Given data
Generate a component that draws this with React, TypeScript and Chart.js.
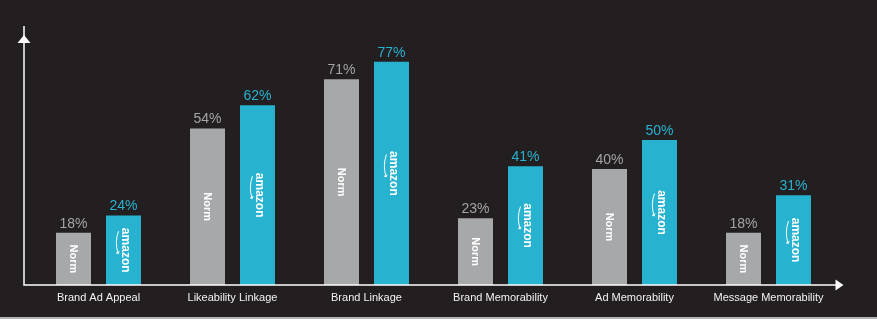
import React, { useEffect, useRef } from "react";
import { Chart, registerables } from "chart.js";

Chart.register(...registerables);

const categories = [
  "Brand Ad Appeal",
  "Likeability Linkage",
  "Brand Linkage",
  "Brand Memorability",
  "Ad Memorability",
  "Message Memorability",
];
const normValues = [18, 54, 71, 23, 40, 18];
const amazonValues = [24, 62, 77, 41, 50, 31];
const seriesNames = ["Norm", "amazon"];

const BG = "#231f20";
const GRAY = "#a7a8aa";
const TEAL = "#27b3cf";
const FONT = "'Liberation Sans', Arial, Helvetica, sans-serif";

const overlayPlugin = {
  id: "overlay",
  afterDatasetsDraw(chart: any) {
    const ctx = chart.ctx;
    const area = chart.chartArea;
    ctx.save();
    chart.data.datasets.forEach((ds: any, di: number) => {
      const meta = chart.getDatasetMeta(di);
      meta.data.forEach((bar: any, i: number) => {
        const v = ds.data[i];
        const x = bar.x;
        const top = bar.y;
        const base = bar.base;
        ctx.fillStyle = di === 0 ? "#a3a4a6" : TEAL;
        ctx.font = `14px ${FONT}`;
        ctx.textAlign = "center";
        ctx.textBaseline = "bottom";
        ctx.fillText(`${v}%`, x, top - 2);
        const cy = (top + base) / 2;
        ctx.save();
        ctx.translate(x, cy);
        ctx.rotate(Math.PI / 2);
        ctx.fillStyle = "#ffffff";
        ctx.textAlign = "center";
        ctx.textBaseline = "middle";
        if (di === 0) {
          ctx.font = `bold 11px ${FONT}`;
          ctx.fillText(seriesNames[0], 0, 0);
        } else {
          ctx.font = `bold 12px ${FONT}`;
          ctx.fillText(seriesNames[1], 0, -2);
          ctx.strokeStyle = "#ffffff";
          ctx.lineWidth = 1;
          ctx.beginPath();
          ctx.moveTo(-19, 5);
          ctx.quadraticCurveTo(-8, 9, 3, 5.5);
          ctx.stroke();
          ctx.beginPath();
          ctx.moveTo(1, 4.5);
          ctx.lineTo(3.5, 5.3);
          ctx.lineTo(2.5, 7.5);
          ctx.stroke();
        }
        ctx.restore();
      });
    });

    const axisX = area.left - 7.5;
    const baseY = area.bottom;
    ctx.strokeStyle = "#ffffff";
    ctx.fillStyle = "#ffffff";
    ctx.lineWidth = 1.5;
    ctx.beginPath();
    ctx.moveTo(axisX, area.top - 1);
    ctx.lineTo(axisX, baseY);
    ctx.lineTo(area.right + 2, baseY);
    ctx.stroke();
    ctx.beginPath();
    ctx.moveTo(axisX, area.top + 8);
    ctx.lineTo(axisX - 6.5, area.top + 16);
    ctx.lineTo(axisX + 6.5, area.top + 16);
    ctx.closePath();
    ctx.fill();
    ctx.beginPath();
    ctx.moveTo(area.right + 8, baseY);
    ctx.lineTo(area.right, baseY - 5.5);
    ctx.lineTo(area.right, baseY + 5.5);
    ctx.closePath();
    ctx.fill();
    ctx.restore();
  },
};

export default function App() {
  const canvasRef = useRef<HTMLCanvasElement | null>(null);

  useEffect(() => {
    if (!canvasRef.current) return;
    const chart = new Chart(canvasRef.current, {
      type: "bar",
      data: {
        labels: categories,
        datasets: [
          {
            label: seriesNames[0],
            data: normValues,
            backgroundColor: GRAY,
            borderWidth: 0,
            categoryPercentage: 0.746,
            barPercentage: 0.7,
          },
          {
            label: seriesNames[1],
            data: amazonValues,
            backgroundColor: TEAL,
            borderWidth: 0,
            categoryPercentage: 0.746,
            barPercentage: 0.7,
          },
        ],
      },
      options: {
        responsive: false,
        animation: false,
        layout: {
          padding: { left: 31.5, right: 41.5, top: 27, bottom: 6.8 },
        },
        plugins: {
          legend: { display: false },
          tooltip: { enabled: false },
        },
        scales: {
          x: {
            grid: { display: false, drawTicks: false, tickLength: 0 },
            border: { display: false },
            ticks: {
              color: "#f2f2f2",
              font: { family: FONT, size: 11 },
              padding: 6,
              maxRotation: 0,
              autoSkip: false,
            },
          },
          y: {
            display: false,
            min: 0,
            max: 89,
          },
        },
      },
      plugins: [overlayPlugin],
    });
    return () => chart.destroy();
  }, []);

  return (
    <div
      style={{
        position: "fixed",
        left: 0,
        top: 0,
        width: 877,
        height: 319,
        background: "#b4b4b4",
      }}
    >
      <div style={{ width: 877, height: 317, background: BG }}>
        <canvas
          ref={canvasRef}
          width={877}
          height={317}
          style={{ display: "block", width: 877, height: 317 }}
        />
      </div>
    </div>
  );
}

Problem to solve
Copy the data exactly. Any picture it contains is to be omitted.

Written answer
Generate a component that draws this with React, TypeScript and Chart.js.
import React, { useEffect, useRef } from "react";
import { Chart, registerables } from "chart.js";

Chart.register(...registerables);

const categories = [
  "Brand Ad Appeal",
  "Likeability Linkage",
  "Brand Linkage",
  "Brand Memorability",
  "Ad Memorability",
  "Message Memorability",
];
const normValues = [18, 54, 71, 23, 40, 18];
const amazonValues = [24, 62, 77, 41, 50, 31];
const seriesNames = ["Norm", "amazon"];

const BG = "#231f20";
const GRAY = "#a7a8aa";
const TEAL = "#27b3cf";
const FONT = "'Liberation Sans', Arial, Helvetica, sans-serif";

const overlayPlugin = {
  id: "overlay",
  afterDatasetsDraw(chart: any) {
    const ctx = chart.ctx;
    const area = chart.chartArea;
    ctx.save();
    chart.data.datasets.forEach((ds: any, di: number) => {
      const meta = chart.getDatasetMeta(di);
      meta.data.forEach((bar: any, i: number) => {
        const v = ds.data[i];
        const x = bar.x;
        const top = bar.y;
        const base = bar.base;
        ctx.fillStyle = di === 0 ? "#a3a4a6" : TEAL;
        ctx.font = `14px ${FONT}`;
        ctx.textAlign = "center";
        ctx.textBaseline = "bottom";
        ctx.fillText(`${v}%`, x, top - 2);
        const cy = (top + base) / 2;
        ctx.save();
        ctx.translate(x, cy);
        ctx.rotate(Math.PI / 2);
        ctx.fillStyle = "#ffffff";
        ctx.textAlign = "center";
        ctx.textBaseline = "middle";
        if (di === 0) {
          ctx.font = `bold 11px ${FONT}`;
          ctx.fillText(seriesNames[0], 0, 0);
        } else {
          ctx.font = `bold 12px ${FONT}`;
          ctx.fillText(seriesNames[1], 0, -2);
          ctx.strokeStyle = "#ffffff";
          ctx.lineWidth = 1;
          ctx.beginPath();
          ctx.moveTo(-19, 5);
          ctx.quadraticCurveTo(-8, 9, 3, 5.5);
          ctx.stroke();
          ctx.beginPath();
          ctx.moveTo(1, 4.5);
          ctx.lineTo(3.5, 5.3);
          ctx.lineTo(2.5, 7.5);
          ctx.stroke();
        }
        ctx.restore();
      });
    });

    const axisX = area.left - 7.5;
    const baseY = area.bottom;
    ctx.strokeStyle = "#ffffff";
    ctx.fillStyle = "#ffffff";
    ctx.lineWidth = 1.5;
    ctx.beginPath();
    ctx.moveTo(axisX, area.top - 1);
    ctx.lineTo(axisX, baseY);
    ctx.lineTo(area.right + 2, baseY);
    ctx.stroke();
    ctx.beginPath();
    ctx.moveTo(axisX, area.top + 8);
    ctx.lineTo(axisX - 6.5, area.top + 16);
    ctx.lineTo(axisX + 6.5, area.top + 16);
    ctx.closePath();
    ctx.fill();
    ctx.beginPath();
    ctx.moveTo(area.right + 8, baseY);
    ctx.lineTo(area.right, baseY - 5.5);
    ctx.lineTo(area.right, baseY + 5.5);
    ctx.closePath();
    ctx.fill();
    ctx.restore();
  },
};

export default function App() {
  const canvasRef = useRef<HTMLCanvasElement | null>(null);

  useEffect(() => {
    if (!canvasRef.current) return;
    const chart = new Chart(canvasRef.current, {
      type: "bar",
      data: {
        labels: categories,
        datasets: [
          {
            label: seriesNames[0],
            data: normValues,
            backgroundColor: GRAY,
            borderWidth: 0,
            categoryPercentage: 0.746,
            barPercentage: 0.7,
          },
          {
            label: seriesNames[1],
            data: amazonValues,
            backgroundColor: TEAL,
            borderWidth: 0,
            categoryPercentage: 0.746,
            barPercentage: 0.7,
          },
        ],
      },
      options: {
        responsive: false,
        animation: false,
        layout: {
          padding: { left: 31.5, right: 41.5, top: 27, bottom: 6.8 },
        },
        plugins: {
          legend: { display: false },
          tooltip: { enabled: false },
        },
        scales: {
          x: {
            grid: { display: false, drawTicks: false, tickLength: 0 },
            border: { display: false },
            ticks: {
              color: "#f2f2f2",
              font: { family: FONT, size: 11 },
              padding: 6,
              maxRotation: 0,
              autoSkip: false,
            },
          },
          y: {
            display: false,
            min: 0,
            max: 89,
          },
        },
      },
      plugins: [overlayPlugin],
    });
    return () => chart.destroy();
  }, []);

  return (
    <div
      style={{
        position: "fixed",
        left: 0,
        top: 0,
        width: 877,
        height: 319,
        background: "#b4b4b4",
      }}
    >
      <div style={{ width: 877, height: 317, background: BG }}>
        <canvas
          ref={canvasRef}
          width={877}
          height={317}
          style={{ display: "block", width: 877, height: 317 }}
        />
      </div>
    </div>
  );
}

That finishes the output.